La commande sera répartie entre CoscoSL et OOCL, sa filiale, à raison de cinq et sept navires, à 239,85 M$ chacun, soit une valeur totale de 2,88 Md$. Les deux chantiers doivent les livrer entre les troisièmes trimestres de 2026 et 2028. Les constructeurs jumeaux ont déjà en commande douze unités de 23 000 EVP pour le groupe Cosco, commandés en mars et novembre 2020 et à propulsion conventionnelle. Une fois réceptionnés, ils seront tous exploités sur la route Asie-Europe, où ils rejoindront les services de ligne à grande capacité de Ocean Alliance dont sont membres les deux filiales du groupe chinois.

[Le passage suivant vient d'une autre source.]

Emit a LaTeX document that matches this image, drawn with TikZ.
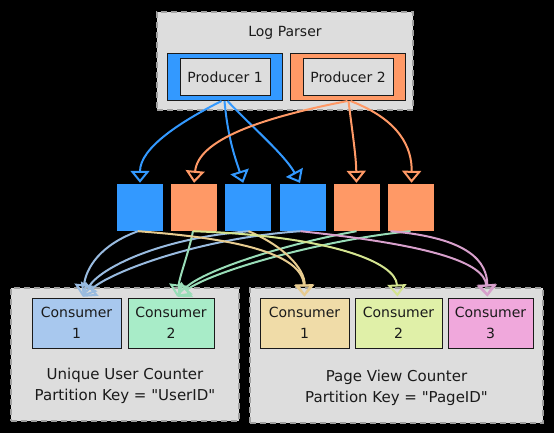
\documentclass[tikz,border=0pt]{standalone}
\usepackage{fontspec}
\setmainfont{DejaVu Sans}[Ligatures=TeXOff]
\usetikzlibrary{arrows.meta}
\definecolor{pblue}{HTML}{3399FF}
\definecolor{porange}{HTML}{FF9966}
\definecolor{boxgray}{HTML}{DDDDDD}
\definecolor{dashgray}{HTML}{A0A0A0}
\definecolor{inkc}{HTML}{1A1A1A}
\definecolor{cblue}{HTML}{A8C8EE}
\definecolor{cgreen}{HTML}{A8ECC8}
\definecolor{ctan}{HTML}{F0DCA8}
\definecolor{cyg}{HTML}{E0F0A8}
\definecolor{cpink}{HTML}{F0A8DC}
\definecolor{lblue}{HTML}{99BBE0}
\definecolor{lgreen}{HTML}{99DDB8}
\definecolor{ltan}{HTML}{E8CC90}
\definecolor{lyg}{HTML}{D4E490}
\definecolor{lpink}{HTML}{D8A0CC}
\begin{document}
\begin{tikzpicture}[x=1pt,y=-1pt,
  txt/.style={font=\fontsize{14}{21}\selectfont, text=inkc, align=center, inner sep=0pt},
  bigtxt/.style={txt, font=\fontsize{15}{21}\selectfont},
  group/.style={fill=boxgray, draw=dashgray, line width=1.2pt, dash pattern=on 6pt off 4pt, inner sep=0pt},
  prodout/.style={draw=inkc, line width=1pt, inner sep=0pt, minimum width=115pt, minimum height=47pt},
  prodin/.style={txt, fill=boxgray, draw=inkc, line width=1pt, minimum width=90pt, minimum height=37pt},
  part/.style={inner sep=0pt, minimum width=46pt, minimum height=47pt},
  cons/.style={txt, draw=inkc, line width=1pt, minimum height=50pt},
  conn/.style={line width=2pt, -{Triangle[open, length=12pt, width=19pt, line width=2pt]}, shorten >=1pt}
]
\useasboundingbox[fill=black] (0,0) rectangle (554,433);

% Log parser group
\node[group, minimum width=256pt, minimum height=98pt] (lp) at (285,61) {};
\node[txt] (lpt) at (285,33) {Log Parser};
\node[prodout, fill=pblue] (p1o) at (224.5,77) {};
\node[prodin] (p1) at (225,77.5) {Producer 1};
\node[prodout, fill=porange] (p2o) at (347.5,77) {};
\node[prodin] (p2) at (348,77.5) {Producer 2};

% partitions
\node[part, fill=pblue]   (s1) at (140,207.5) {};
\node[part, fill=porange] (s2) at (194,207.5) {};
\node[part, fill=pblue]   (s3) at (247.5,207.5) {};
\node[part, fill=pblue]   (s4) at (302.5,207.5) {};
\node[part, fill=porange] (s5) at (356.5,207.5) {};
\node[part, fill=porange] (s6) at (410.5,207.5) {};

% producer -> partitions
\draw[conn, pblue] ([xshift=-3pt]p1o.south) .. controls (180,122) and (140,148) .. (s1.north);
\draw[conn, pblue] ([xshift=0pt]p1o.south) .. controls (228,140) and (236,160) .. ([xshift=-4pt]s3.north);
\draw[conn, pblue] ([xshift=3pt]p1o.south) .. controls (250,125) and (285,155) .. ([xshift=-2pt]s4.north);
\draw[conn, porange] ([xshift=0pt]p2o.south) .. controls (260,118) and (198,140) .. (s2.north);
\draw[conn, porange] ([xshift=1pt]p2o.south) .. controls (352,130) and (356,155) .. (s5.north);
\draw[conn, porange] ([xshift=3pt]p2o.south) .. controls (400,120) and (412,148) .. ([xshift=1pt]s6.north);

% consumer groups
\node[group, minimum width=228pt, minimum height=133pt] (g1) at (125,354.5) {};
\node[group, minimum width=293pt, minimum height=135pt] (g2) at (396.5,355.5) {};

\node[cons, fill=cblue, minimum width=89pt]  (lc1) at (76.5,323) {Consumer\\1};
\node[cons, fill=cgreen, minimum width=86pt] (lc2) at (171,323) {Consumer\\2};
\node[cons, fill=ctan, minimum width=89pt]   (rc1) at (304.5,323) {Consumer\\1};
\node[cons, fill=cyg, minimum width=87pt]    (rc2) at (398.5,323) {Consumer\\2};
\node[cons, fill=cpink, minimum width=85pt]  (rc3) at (490.5,323) {Consumer\\3};

\node[bigtxt] (g1t) at (125,386) {Unique User Counter\\Partition Key = "UserID"};
\node[bigtxt] (g2t) at (396.5,388) {Page View Counter\\Partition Key = "PageID"};

% partitions -> consumers
\draw[conn, lblue] ([xshift=-2pt]s1.south) .. controls (100,245) and (86,268) .. ([xshift=6pt]lc1.north);
\draw[conn, lblue] ([xshift=2pt]s3.south) .. controls (160,238) and (100,268) .. ([xshift=6pt]lc1.north);
\draw[conn, lblue] ([xshift=-2pt]s4.south) .. controls (200,238) and (110,272) .. ([xshift=6pt]lc1.north);
\draw[conn, lgreen] ([xshift=-1pt]s2.south) .. controls (188,255) and (180,275) .. ([xshift=6pt]lc2.north);
\draw[conn, lgreen] ([xshift=0pt]s5.south) .. controls (280,245) and (200,272) .. ([xshift=6pt]lc2.north);
\draw[conn, lgreen] ([xshift=0pt]s6.south) .. controls (320,240) and (210,272) .. ([xshift=6pt]lc2.north);
\draw[conn, ltan] ([xshift=-2pt]s1.south) .. controls (230,238) and (302,252) .. (rc1.north);
\draw[conn, ltan] ([xshift=1pt]s3.south) .. controls (282,245) and (305,268) .. (rc1.north);
\draw[conn, lyg] ([xshift=-1pt]s2.south) .. controls (330,236) and (396,262) .. ([xshift=-1pt]rc2.north);
\draw[conn, lpink] ([xshift=-2pt]s4.south) .. controls (430,245) and (484,262) .. ([xshift=-3pt]rc3.north);
\draw[conn, lpink] ([xshift=-20pt]s6.south) .. controls (470,238) and (487,262) .. ([xshift=-3pt]rc3.north);
\end{tikzpicture}
\end{document}
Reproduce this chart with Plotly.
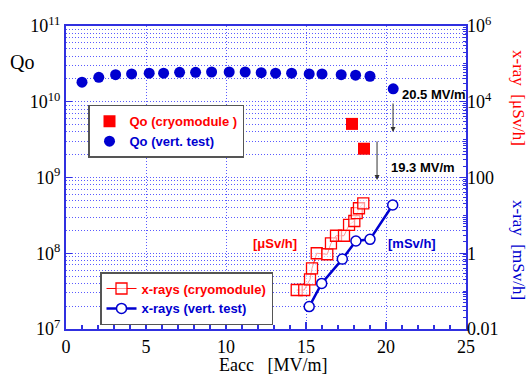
import plotly.graph_objects as go

# ---------------- data ----------------
qo_vt_x = [1.0, 2.05, 3.1, 4.1, 5.2, 6.1, 7.1, 8.1, 9.1, 10.2, 11.2, 12.2, 13.1, 14.1, 15.2, 16.0, 17.2, 18.1, 19.0, 20.45]
qo_vt_y = [1.81e10, 2.10e10, 2.28e10, 2.33e10, 2.38e10, 2.38e10, 2.45e10, 2.45e10, 2.47e10, 2.47e10,
           2.47e10, 2.42e10, 2.38e10, 2.38e10, 2.33e10, 2.33e10, 2.28e10, 2.24e10, 2.17e10, 1.48e10]

qo_cm_x = [17.875, 18.625]
qo_cm_y = [5.1e9, 2.4e9]

xr_cm_x = [14.42, 14.89, 15.25, 15.375, 15.67, 16.33, 16.56, 16.875, 17.375, 17.69, 18.02, 18.17, 18.31, 18.58]
xr_cm_y = [0.107, 0.107, 0.205, 0.40, 1.0, 0.94, 1.83, 2.9, 2.9, 5.6, 7.1, 11.4, 15.4, 20.8]

xr_vt_x = [15.2, 15.98, 17.27, 18.12, 19.0, 20.42]
xr_vt_y = [0.039, 0.16, 0.70, 2.1, 2.33, 18.8]

left_tickvals = [1e7, 1e8, 1e9, 1e10, 1e11]
left_ticktext = ["10<sup>7</sup>", "10<sup>8</sup>", "10<sup>9</sup>", "10<sup>10</sup>", "10<sup>11</sup>"]
right_tickvals = [0.01, 1, 100, 1e4, 1e6]
right_ticktext = ["0.01", "1", "100", "10<sup>4</sup>", "10<sup>6</sup>"]

RED = "#ff0000"
BLUE = "#0000d0"
SERIF = "Liberation Serif"
SANS = "Liberation Sans"

fig = go.Figure()

fig.add_trace(go.Scatter(
    x=qo_cm_x, y=qo_cm_y, mode="markers",
    name="<span style='color:#ff0000'>Qo (cryomodule )</span>",
    marker=dict(symbol="square", size=12, color=RED),
    legend="legend", legendgroup="a"))
fig.add_trace(go.Scatter(
    x=qo_vt_x, y=qo_vt_y, mode="markers",
    name="<span style='color:#0000d0'>Qo (vert. test)</span>",
    marker=dict(symbol="circle", size=11, color=BLUE),
    legend="legend", legendgroup="b"))

fig.add_trace(go.Scatter(
    x=xr_cm_x, y=xr_cm_y, mode="lines+markers", yaxis="y2",
    name="<span style='color:#ff0000'>x-rays (cryomodule)</span>",
    line=dict(color=RED, width=1),
    marker=dict(symbol="square", size=11, color="rgba(255,255,255,0.6)",
                line=dict(color=RED, width=1.3)),
    legend="legend2", legendgroup="c"))
fig.add_trace(go.Scatter(
    x=xr_vt_x, y=xr_vt_y, mode="lines+markers", yaxis="y2",
    name="<span style='color:#0000d0'>x-rays (vert. test)</span>",
    line=dict(color=BLUE, width=2.5),
    marker=dict(symbol="circle", size=10, color="white",
                line=dict(color=BLUE, width=1.5)),
    legend="legend2", legendgroup="d"))

grid_col = "#5a5aff"
grid_dash = "1px,2px"
frame_col = "#3030e0"

fig.update_layout(
    width=529, height=374,
    margin=dict(l=66, r=63, t=26, b=45),
    paper_bgcolor="white", plot_bgcolor="white",
    font=dict(family=SERIF, size=17, color="black"),
    xaxis=dict(
        range=[0, 25], dtick=5, tick0=0,
        showline=True, linecolor=frame_col, linewidth=2, mirror=True,
        ticks="inside", ticklen=7, tickcolor=frame_col, tickwidth=1.5,
        showgrid=True, gridcolor=grid_col, griddash=grid_dash, gridwidth=1,
        zeroline=False,
        tickfont=dict(family=SERIF, size=18, color="black"),
        minor=dict(dtick=1, ticks="inside", ticklen=4, tickcolor=frame_col, showgrid=False),
    ),
    yaxis=dict(
        type="log", range=[7, 11],
        tickmode="array", tickvals=left_tickvals, ticktext=left_ticktext,
        showline=True, linecolor=frame_col, linewidth=2, mirror=True,
        ticks="inside", ticklen=6, tickcolor=frame_col,
        showgrid=True, gridcolor=grid_col, griddash=grid_dash, gridwidth=1,
        zeroline=False,
        tickfont=dict(family=SERIF, size=18, color="black"),
        minor=dict(dtick="D1", ticks="", showgrid=True, gridcolor=grid_col, griddash=grid_dash, gridwidth=1),
    ),
    yaxis2=dict(
        type="log", range=[-2, 6], overlaying="y", side="right",
        tickmode="array", tickvals=right_tickvals, ticktext=right_ticktext,
        showline=False,
        ticks="inside", ticklen=6, tickcolor=frame_col,
        showgrid=False, zeroline=False,
        tickfont=dict(family=SERIF, size=18, color="black"),
        minor=dict(dtick="D1", ticks="inside", ticklen=3, tickcolor=frame_col, showgrid=False),
    ),
    legend=dict(
        x=0.055, y=0.74, xanchor="left", yanchor="top",
        bgcolor="white", bordercolor="#555555", borderwidth=1.5,
        font=dict(family=SANS, size=13, color="black", weight="bold"),
        tracegroupgap=0, itemwidth=30,
    ),
    legend2=dict(
        x=0.085, y=0.188, xanchor="left", yanchor="top",
        bgcolor="white", bordercolor="#555555", borderwidth=1.5,
        font=dict(family=SANS, size=13, color="black", weight="bold"),
        tracegroupgap=0, itemwidth=30,
    ),
    showlegend=True,
)


def px_x(p):
    return (p - 66) / 400


def px_y(p):
    return (329 - p) / 303


annots = [
    dict(text="Qo", x=px_x(22), y=px_y(62)),
    dict(text="Eacc\u00a0\u00a0\u00a0[MV/m]", x=px_x(273), y=px_y(365)),
    dict(text="x-ray\u00a0\u00a0[μSv/h]", x=px_x(519), y=px_y(98), textangle=90,
         font=dict(family=SERIF, size=17, color=RED)),
    dict(text="x-ray\u00a0\u00a0[mSv/h]", x=px_x(519), y=px_y(250), textangle=90,
         font=dict(family=SERIF, size=17, color=BLUE)),
    dict(text="20.5 MV/m", x=px_x(400), y=px_y(94), xanchor="left",
         font=dict(family=SANS, size=13, color="black", weight="bold")),
    dict(text="19.3 MV/m", x=px_x(389), y=px_y(167), xanchor="left",
         font=dict(family=SANS, size=13, color="black", weight="bold")),
    dict(text="[μSv/h]", x=px_x(275), y=px_y(243),
         font=dict(family=SANS, size=13, color=RED, weight="bold")),
    dict(text="[mSv/h]", x=px_x(412), y=px_y(243),
         font=dict(family=SANS, size=13, color=BLUE, weight="bold")),
]
for a in annots:
    a.setdefault("xanchor", "center")
    a.setdefault("yanchor", "middle")
    a.setdefault("font", dict(family=SERIF, size=20 if a["text"] == "Qo" else 18, color="black"))
    a.update(xref="paper", yref="paper", showarrow=False)

# arrows (data coords; log axis uses log10 values)
annots += [
    dict(x=20.44, y=9.60, ax=20.44, ay=9.997, xref="x", yref="y", axref="x", ayref="y",
         showarrow=True, arrowhead=2, arrowsize=1, arrowwidth=1, arrowcolor="#333333", text=""),
    dict(x=19.44, y=8.967, ax=19.44, ay=9.495, xref="x", yref="y", axref="x", ayref="y",
         showarrow=True, arrowhead=2, arrowsize=1, arrowwidth=1, arrowcolor="#333333", text=""),
]
fig.update_layout(annotations=annots)

fig.write_html("out.html")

La tête de série des douze premières unités, qui portera le nom d’OOCL Spain, a été mis à flot mi-novembre. Elle devrait commencer son service en mars ou avril 2023. Le numéro quatre mondial de la ligne conteneurisée (avec une capacité de 2,87 MEVP) disposera alors d’une flotte de 46 megamax (entre 18 900 et 21 200 EVP) tandis que chez OOCL, six unités de 21 400 EVP sont déjà en service.
Soif de grandeur
Evergreen est un autre fan de la grande taille. Le chantier naval chinois Jiangnan Changxing, filiale du grand groupe de construction navale asiatique CSSC, est en train de lui livrer au pas cadencé les neuf unités de la série inaugurée avec le Ever Alot, qui détient actuellement le record de capacité. Une autre classe, qui a pour tête de série l’Ever Ace, a été attribuée au constructeur sud-coréen Samsung Heavy Industries (SHI). Les six unités, toutes livrées à ce jour, sont en mesure d’embarquer chacune 23 992 EVP. L’ensemble portera à 28 le nombre d’unités de grande taille du transporteur.
Les colosses sont en partie destinés au service NEU6 opéré par Ocean Alliance. La ligne, actuellement assurée avec des 20 000 EVP, est en train de monter en capacité au fur et à mesure des livraisons de Cosco et d’Evergreen.
Aussi imposants soient-ils, les géants d’Evergreen sont déjà talonnés par certains gros-porteurs de MSC. Début novembre, le chantier privé chinois Yangzijiang a mis à l’eau les premiers des six porte-conteneurs de 24 232 EVP qu’il construira pour BoCom Leasing, Seaspan et MSC, à raison de deux chacun. Quand les MSC Irina et Loreto entreront en service en début d’année 2023, ils seront alors les maîtres du monde par leurs dimensions.
Mais avant cela, le MSC Tessa (24 116 EVP), construit par Hudong Zhonghua (CSSC), détiendra temporairement le titre grâce à une capacité accrue de 112 EVP par rapport aux plus grands porte-conteneurs en exercice, les Ever et consorts.
Limites physiques
Mais même les géants de MSC seront sans doute bientôt dépassés. À moins qu’une taille critique ait été atteinte, ce que soutiennent certains armateurs.
Le 24 000 EVP, nouvel étalon du gigantisme, sera-t-il la limite physique soutenable pour ces navires de 399,90 m de long et 61,30 m de large, capables de placer 24 rangées de conteneurs? Le plafond ne tient pas tant aux défis techniques que représente la construction qu’à la logistique de leur exploitation, assurent les ingénieurs qui ne ferment pas la porte: « Il y a de la marge en largeur ». Après tout, ces navires transitent par Suez et Panama (infrastructures dont la taille n’est pas indéfiniment extensible), naviguent dans un Pacifique fort houleux, qui soumet les piles de conteneurs aux roulis paramétriques, et ne peuvent pas accoster partout (seule une poignée de 20 000 EVP ont fait escale dans des ports américains). Les grandes écoutilles sur leurs ponts rendent en outre leur structure globale plus sensible aux torsions. Leurs avaries supposent des moyens de remorquage hors norme dont témoigne la mésaventure de l’Ever Given…
Pour les porte-conteneurs d’une capacité supérieure à 25 000 EVP, les limites de capacités seront aussi celles du modèle économique. A fortiori dans un contexte de révolution énergétique avec des carburants verts qui s’annoncent prohibitifs.